Go through the entries below and count the lines holding the word "code". Reply with only the number, please.
+ + +
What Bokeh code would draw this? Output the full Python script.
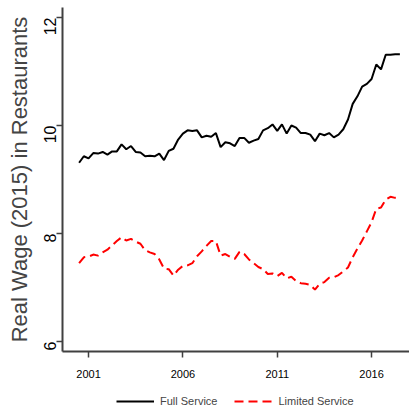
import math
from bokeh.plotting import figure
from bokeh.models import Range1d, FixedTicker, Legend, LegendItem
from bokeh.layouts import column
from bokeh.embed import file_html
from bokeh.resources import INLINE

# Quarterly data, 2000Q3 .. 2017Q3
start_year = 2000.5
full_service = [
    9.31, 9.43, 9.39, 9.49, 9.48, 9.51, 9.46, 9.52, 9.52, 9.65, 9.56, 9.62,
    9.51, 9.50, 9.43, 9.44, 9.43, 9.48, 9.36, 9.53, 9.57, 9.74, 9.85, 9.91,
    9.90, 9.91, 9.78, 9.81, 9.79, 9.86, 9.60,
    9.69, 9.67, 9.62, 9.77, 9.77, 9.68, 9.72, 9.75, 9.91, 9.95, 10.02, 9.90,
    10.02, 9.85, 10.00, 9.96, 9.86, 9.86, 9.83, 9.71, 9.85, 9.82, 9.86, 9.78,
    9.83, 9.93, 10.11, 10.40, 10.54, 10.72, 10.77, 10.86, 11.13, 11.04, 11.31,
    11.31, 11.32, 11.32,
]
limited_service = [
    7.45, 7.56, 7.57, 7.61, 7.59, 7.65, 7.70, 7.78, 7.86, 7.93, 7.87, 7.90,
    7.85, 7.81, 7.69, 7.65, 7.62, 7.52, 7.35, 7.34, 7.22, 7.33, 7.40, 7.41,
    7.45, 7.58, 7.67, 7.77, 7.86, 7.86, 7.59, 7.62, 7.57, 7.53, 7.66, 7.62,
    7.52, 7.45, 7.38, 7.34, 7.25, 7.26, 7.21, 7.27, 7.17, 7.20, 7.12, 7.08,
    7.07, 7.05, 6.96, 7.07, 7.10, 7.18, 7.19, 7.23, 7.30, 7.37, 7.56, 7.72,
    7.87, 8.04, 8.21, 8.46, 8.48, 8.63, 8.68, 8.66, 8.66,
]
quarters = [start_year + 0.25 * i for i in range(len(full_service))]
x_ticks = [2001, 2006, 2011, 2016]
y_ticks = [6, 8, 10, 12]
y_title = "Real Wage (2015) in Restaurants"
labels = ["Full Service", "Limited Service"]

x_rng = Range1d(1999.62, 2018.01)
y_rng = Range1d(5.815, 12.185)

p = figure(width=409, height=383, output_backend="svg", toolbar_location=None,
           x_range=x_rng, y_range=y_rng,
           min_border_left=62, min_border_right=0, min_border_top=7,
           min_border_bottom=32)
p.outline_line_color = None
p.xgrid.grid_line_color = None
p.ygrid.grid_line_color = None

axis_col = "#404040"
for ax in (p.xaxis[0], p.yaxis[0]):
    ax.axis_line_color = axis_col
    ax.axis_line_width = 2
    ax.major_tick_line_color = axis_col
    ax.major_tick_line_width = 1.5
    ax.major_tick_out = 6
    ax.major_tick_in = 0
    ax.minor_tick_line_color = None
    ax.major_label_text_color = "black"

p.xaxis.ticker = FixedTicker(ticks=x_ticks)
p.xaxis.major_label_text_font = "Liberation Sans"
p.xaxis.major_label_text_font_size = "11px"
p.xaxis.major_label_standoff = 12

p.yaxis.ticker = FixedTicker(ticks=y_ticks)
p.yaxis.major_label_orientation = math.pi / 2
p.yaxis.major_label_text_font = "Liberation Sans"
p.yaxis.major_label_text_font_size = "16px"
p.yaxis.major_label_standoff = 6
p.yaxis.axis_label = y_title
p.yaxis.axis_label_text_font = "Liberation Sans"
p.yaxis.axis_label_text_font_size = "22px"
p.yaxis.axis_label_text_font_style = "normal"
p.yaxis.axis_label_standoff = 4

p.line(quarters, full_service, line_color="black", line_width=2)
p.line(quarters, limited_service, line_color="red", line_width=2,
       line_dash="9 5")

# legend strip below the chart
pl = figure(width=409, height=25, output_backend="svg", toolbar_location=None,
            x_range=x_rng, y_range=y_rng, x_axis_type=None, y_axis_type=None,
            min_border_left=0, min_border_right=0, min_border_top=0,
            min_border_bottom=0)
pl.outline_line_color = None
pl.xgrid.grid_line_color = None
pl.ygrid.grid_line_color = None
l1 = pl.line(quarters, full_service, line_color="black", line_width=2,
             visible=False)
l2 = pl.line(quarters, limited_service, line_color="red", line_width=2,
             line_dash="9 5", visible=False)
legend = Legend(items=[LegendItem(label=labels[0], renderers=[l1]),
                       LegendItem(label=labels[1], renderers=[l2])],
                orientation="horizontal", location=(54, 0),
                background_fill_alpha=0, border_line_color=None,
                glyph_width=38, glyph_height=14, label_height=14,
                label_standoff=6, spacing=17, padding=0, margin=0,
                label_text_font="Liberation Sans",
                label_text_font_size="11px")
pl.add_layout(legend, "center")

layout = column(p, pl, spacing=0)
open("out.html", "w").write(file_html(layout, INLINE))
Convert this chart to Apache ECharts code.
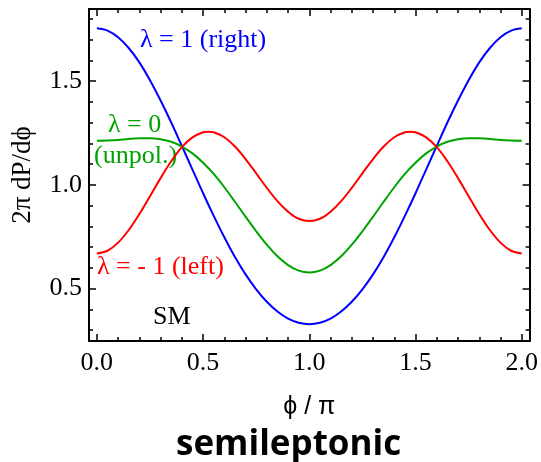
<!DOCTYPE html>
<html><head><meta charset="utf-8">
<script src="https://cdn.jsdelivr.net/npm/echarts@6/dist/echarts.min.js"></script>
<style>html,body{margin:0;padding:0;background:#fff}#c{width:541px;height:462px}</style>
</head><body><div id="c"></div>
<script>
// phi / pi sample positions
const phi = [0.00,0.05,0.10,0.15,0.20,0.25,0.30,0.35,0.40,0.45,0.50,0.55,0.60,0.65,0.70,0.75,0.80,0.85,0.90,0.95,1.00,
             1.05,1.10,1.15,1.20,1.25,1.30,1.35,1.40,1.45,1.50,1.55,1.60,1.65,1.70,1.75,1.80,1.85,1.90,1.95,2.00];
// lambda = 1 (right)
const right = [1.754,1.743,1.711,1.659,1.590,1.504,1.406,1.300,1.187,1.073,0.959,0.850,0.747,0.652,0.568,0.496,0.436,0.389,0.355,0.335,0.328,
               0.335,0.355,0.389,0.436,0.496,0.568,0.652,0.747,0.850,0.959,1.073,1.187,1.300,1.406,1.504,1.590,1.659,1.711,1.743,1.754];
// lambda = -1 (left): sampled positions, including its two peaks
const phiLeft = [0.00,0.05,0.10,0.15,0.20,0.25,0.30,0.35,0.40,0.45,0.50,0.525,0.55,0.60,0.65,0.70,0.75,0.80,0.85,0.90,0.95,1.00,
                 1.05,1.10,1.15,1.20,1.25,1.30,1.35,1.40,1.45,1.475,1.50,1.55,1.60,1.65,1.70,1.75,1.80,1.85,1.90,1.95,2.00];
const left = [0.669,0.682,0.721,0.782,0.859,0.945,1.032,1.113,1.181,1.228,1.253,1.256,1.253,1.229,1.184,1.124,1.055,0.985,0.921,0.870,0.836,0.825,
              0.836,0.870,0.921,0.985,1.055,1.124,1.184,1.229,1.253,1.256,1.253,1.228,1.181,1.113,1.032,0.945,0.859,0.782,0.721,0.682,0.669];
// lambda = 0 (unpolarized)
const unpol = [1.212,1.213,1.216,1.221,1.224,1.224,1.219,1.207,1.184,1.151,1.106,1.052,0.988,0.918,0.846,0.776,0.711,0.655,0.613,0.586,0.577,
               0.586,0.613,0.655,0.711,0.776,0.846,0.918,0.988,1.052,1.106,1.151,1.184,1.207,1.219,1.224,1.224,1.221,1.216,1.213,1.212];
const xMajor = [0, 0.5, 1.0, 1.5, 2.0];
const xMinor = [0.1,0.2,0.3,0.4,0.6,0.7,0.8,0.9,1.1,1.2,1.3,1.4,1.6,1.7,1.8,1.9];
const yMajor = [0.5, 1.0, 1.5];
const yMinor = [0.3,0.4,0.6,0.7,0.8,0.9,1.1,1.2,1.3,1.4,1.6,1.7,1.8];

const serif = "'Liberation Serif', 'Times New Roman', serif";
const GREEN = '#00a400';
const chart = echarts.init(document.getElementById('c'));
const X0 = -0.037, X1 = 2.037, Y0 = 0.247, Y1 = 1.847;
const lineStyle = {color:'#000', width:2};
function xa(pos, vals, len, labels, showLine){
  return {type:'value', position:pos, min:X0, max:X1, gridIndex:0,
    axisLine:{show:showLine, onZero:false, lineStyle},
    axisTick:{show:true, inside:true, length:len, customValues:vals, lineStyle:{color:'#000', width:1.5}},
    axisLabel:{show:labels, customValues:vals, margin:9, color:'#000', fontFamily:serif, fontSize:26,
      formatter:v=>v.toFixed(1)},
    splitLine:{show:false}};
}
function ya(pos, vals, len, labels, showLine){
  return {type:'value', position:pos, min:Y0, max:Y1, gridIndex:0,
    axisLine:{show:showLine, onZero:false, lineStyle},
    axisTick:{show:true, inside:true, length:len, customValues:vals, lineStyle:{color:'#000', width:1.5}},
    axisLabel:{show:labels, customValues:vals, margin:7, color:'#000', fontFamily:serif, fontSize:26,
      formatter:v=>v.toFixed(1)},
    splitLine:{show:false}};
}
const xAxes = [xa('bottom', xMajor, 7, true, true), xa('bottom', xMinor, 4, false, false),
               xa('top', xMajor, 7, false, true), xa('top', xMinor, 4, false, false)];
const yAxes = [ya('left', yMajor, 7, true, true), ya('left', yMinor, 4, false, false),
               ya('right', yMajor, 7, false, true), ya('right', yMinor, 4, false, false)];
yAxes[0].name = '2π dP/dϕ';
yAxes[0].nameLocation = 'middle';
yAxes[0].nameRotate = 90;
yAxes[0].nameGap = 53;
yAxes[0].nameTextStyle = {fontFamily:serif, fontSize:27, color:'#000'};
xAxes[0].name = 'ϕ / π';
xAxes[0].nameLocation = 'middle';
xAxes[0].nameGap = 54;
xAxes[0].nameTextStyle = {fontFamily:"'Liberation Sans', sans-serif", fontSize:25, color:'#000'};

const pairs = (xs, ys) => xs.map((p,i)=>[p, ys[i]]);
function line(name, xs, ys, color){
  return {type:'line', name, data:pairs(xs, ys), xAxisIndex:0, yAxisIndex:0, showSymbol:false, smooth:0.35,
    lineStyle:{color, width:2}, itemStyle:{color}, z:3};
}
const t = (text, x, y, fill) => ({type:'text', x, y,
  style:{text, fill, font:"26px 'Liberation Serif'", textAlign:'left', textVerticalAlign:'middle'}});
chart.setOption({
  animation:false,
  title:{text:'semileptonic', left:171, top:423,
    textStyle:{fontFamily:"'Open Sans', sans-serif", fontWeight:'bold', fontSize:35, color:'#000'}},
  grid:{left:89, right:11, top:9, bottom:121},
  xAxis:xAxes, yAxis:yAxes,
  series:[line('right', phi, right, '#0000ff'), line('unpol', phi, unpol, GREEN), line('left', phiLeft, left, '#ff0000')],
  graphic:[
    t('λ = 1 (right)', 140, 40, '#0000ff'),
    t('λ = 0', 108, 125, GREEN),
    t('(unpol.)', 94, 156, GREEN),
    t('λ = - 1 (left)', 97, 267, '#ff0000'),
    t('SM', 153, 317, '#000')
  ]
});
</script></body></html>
+ + +
Solution: 2